English law principles are clear and well established. Within broad parameters, businesses and their advisers have the legal freedom and flexibility to agree to whatever terms they want on their transactions. Courts will interpret what the parties have written in a contract, with laws and rules themselves less prescriptive when interpreting the intentions and actions of the parties. This makes it relatively straight-forward for businesses to transact and to understand clearly what their rights and obligations are under the contract, just by reading what is written in it. This is particularly helpful where one or more of the parties do not have English as their first language.
Business partners often choose to enter English law-governed shareholder agreements because English law gives them the flexibility to structure an agreement exactly the way they want, and English law has an established use of a number of key provisions that are often invaluable in shareholder agreements. These key provisions include concepts such as put and call options, rights of veto, restrictive covenants, drag along and tag along provisions, good leaver and bad leaver provisions, step-in rights, share ratchets and deadlock mechanisms, which we regularly advise clients on.
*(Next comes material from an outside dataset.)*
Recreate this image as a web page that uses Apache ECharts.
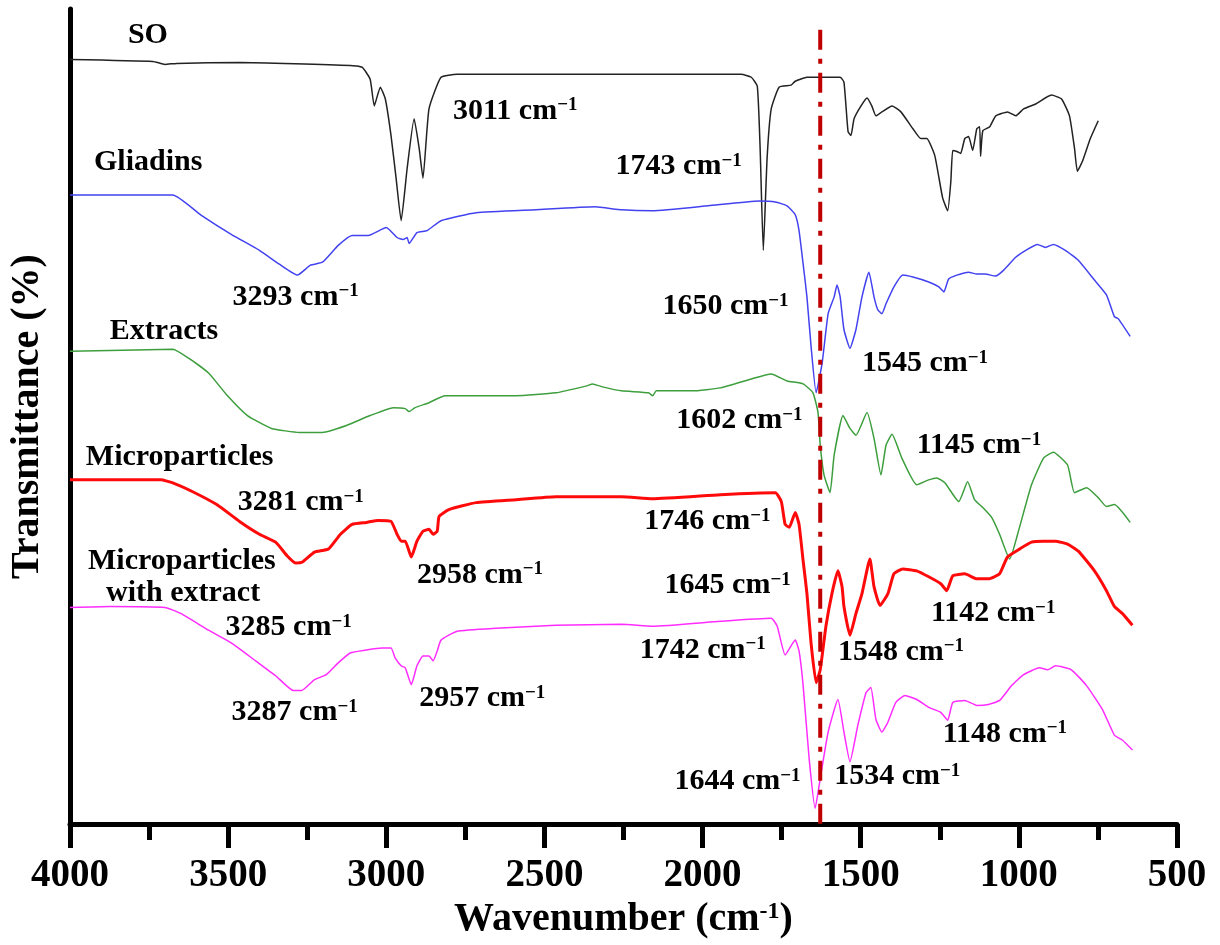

English law has a fully developed jurisprudence and judiciary universally respected for its independence, high caliber, integrity and dependability. The judicial system is reasonably efficient and comparatively cheap, at least as regards the costs of court proceedings themselves. Finally, English courts and arbitration tribunals have a strong reputation for reaching fair, balanced and unbiased judgments and rulings and (on the whole) clear and predictable outcomes.